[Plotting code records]

....

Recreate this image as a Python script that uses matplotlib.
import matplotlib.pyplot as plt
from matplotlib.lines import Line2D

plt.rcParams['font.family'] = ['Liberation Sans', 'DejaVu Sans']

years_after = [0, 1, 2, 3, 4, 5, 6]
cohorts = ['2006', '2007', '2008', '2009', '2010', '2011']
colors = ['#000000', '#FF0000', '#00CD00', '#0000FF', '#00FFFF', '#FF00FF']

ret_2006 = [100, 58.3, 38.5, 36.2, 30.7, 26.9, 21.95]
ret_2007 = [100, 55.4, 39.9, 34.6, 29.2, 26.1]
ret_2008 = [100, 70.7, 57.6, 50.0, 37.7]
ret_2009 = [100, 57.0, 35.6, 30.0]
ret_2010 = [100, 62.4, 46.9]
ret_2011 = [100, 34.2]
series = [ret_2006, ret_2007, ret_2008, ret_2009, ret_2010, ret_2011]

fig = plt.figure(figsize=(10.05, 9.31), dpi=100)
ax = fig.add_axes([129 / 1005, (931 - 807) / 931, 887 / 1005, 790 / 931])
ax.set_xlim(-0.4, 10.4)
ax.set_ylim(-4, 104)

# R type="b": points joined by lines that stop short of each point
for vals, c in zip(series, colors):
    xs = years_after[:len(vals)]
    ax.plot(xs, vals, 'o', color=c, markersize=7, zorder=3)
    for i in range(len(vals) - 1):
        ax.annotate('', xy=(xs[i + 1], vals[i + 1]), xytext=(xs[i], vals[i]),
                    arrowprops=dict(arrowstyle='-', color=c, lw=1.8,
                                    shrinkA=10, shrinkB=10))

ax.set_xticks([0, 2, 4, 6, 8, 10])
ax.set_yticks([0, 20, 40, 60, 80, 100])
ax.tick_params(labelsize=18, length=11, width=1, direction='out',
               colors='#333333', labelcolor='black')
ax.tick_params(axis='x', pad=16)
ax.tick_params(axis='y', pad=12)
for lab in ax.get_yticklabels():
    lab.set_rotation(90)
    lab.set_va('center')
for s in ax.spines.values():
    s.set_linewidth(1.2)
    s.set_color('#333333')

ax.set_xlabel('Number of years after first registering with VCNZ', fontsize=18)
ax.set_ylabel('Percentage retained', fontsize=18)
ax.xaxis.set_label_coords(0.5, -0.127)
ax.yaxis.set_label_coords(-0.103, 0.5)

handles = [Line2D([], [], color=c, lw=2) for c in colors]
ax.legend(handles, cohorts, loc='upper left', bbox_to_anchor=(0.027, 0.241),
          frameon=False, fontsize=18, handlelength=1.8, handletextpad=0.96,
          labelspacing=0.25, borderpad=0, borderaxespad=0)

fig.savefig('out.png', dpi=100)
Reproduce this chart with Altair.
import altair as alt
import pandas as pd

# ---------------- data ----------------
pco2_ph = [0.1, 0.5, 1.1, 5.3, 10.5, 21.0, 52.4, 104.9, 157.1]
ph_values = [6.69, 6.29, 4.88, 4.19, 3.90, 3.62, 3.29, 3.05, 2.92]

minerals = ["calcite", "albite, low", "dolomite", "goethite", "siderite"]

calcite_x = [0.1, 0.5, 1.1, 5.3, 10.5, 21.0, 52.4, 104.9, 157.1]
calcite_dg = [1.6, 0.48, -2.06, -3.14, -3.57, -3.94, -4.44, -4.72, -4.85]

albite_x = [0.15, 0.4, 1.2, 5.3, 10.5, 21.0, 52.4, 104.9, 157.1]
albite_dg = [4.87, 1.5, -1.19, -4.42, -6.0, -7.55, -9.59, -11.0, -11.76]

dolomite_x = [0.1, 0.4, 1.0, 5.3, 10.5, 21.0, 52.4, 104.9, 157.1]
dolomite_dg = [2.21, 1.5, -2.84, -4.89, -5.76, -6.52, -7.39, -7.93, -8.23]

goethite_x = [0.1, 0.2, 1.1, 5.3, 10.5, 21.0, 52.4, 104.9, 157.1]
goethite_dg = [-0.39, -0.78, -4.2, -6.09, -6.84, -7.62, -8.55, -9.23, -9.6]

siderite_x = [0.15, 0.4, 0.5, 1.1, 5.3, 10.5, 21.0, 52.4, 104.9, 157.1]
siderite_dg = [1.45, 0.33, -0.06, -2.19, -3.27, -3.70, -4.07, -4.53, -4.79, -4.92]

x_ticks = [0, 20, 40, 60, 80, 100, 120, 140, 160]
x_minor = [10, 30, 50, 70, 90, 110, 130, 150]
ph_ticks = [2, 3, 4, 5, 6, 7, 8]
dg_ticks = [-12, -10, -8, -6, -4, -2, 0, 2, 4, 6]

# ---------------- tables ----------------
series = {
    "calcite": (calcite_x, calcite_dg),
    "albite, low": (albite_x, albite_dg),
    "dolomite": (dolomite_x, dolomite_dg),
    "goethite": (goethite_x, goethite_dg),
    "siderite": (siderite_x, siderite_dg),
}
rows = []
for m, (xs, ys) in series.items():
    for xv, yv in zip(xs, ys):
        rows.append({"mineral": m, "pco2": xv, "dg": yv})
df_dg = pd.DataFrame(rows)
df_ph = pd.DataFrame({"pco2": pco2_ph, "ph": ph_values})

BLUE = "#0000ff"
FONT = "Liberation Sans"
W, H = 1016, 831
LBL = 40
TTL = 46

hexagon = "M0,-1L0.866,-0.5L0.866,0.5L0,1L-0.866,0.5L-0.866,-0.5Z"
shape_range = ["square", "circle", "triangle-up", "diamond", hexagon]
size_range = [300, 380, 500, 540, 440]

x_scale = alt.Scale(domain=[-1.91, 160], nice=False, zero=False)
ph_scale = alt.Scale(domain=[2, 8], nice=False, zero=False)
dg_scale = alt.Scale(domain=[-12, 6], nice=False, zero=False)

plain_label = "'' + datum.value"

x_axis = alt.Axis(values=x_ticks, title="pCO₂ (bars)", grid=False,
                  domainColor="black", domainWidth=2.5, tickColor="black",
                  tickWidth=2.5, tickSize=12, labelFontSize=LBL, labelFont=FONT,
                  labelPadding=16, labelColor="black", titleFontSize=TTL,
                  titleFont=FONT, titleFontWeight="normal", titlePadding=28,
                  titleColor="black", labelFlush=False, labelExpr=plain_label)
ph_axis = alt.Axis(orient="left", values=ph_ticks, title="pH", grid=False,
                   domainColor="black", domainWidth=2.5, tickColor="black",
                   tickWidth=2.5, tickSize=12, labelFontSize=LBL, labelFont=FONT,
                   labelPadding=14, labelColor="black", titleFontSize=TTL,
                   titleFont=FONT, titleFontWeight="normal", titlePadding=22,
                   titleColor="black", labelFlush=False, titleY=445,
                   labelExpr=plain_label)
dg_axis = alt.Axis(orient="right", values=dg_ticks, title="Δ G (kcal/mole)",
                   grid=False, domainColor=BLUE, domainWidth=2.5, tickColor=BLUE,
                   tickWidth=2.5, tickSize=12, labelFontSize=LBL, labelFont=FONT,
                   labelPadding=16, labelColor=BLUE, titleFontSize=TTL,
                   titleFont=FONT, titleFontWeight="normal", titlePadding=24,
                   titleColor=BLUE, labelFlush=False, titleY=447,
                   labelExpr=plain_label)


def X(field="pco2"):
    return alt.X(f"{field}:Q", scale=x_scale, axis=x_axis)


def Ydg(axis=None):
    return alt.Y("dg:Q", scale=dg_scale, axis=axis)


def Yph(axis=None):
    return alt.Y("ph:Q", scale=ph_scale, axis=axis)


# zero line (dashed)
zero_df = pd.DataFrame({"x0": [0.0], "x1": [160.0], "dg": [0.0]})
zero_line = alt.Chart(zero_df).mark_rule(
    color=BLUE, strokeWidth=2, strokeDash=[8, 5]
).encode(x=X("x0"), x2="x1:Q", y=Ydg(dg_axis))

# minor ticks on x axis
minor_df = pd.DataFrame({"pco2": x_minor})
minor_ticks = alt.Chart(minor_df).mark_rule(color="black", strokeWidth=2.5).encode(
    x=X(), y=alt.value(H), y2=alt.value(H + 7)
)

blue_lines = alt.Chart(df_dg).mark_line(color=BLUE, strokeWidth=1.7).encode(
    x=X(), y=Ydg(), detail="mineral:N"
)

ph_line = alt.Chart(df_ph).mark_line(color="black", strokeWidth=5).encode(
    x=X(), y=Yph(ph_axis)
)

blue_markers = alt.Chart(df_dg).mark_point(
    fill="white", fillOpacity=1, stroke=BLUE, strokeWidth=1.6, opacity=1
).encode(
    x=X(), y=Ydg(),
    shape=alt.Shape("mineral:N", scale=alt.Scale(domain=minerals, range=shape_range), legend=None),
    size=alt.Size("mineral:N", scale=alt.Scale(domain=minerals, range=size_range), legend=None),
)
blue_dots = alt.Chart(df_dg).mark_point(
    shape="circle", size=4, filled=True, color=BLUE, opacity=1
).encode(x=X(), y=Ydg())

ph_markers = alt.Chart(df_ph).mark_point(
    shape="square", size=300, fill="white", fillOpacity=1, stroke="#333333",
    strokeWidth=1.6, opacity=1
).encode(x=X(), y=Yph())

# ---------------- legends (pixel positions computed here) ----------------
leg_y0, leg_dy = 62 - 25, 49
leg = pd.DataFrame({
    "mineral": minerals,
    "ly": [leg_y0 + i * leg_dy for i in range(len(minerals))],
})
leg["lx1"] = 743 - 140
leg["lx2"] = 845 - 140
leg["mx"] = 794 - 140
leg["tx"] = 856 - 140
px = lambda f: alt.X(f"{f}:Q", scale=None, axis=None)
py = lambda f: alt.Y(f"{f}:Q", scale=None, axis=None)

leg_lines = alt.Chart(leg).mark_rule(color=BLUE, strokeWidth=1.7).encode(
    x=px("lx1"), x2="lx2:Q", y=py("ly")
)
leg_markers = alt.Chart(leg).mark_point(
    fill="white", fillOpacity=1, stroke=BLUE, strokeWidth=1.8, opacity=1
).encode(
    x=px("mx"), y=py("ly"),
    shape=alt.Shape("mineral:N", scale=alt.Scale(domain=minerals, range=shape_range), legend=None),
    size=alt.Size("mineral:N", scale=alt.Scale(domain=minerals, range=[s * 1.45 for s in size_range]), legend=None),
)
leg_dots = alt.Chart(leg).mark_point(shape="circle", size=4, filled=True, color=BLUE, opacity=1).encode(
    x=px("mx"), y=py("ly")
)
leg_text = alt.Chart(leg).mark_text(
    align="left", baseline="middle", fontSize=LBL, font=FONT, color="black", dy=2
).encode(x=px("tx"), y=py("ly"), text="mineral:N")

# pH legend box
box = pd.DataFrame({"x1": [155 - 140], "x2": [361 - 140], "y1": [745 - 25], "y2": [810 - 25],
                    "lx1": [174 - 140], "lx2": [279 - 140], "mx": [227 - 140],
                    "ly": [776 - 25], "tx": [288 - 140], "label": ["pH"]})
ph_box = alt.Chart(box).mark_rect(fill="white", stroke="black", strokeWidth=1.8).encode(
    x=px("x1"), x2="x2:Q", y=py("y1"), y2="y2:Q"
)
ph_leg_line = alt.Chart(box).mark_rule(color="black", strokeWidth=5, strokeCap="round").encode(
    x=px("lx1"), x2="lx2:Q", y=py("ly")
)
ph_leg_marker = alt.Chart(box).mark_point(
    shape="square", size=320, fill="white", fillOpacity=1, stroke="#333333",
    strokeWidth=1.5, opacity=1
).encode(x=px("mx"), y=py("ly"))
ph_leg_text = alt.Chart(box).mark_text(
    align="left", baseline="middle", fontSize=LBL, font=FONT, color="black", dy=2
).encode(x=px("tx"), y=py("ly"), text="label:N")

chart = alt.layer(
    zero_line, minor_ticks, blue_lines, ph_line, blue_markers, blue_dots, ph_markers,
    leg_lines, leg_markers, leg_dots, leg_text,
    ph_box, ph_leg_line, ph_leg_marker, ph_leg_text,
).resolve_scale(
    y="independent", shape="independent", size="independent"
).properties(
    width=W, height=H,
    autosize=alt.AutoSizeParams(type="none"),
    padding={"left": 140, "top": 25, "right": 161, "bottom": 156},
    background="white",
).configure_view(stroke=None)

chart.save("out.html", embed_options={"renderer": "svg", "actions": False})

....

TASK DETAILS: Nothing beyond the lines starting at the line containing "Reproduce this chart with Altair." and ending at the line containing "-7.39, -7.93, -8.23]" is to be reproduced; reproduce those lines exactly, both ends included.

SOLUTION FOR THIS TASK:
Reproduce this chart with Altair.
import altair as alt
import pandas as pd

# ---------------- data ----------------
pco2_ph = [0.1, 0.5, 1.1, 5.3, 10.5, 21.0, 52.4, 104.9, 157.1]
ph_values = [6.69, 6.29, 4.88, 4.19, 3.90, 3.62, 3.29, 3.05, 2.92]

minerals = ["calcite", "albite, low", "dolomite", "goethite", "siderite"]

calcite_x = [0.1, 0.5, 1.1, 5.3, 10.5, 21.0, 52.4, 104.9, 157.1]
calcite_dg = [1.6, 0.48, -2.06, -3.14, -3.57, -3.94, -4.44, -4.72, -4.85]

albite_x = [0.15, 0.4, 1.2, 5.3, 10.5, 21.0, 52.4, 104.9, 157.1]
albite_dg = [4.87, 1.5, -1.19, -4.42, -6.0, -7.55, -9.59, -11.0, -11.76]

dolomite_x = [0.1, 0.4, 1.0, 5.3, 10.5, 21.0, 52.4, 104.9, 157.1]
dolomite_dg = [2.21, 1.5, -2.84, -4.89, -5.76, -6.52, -7.39, -7.93, -8.23]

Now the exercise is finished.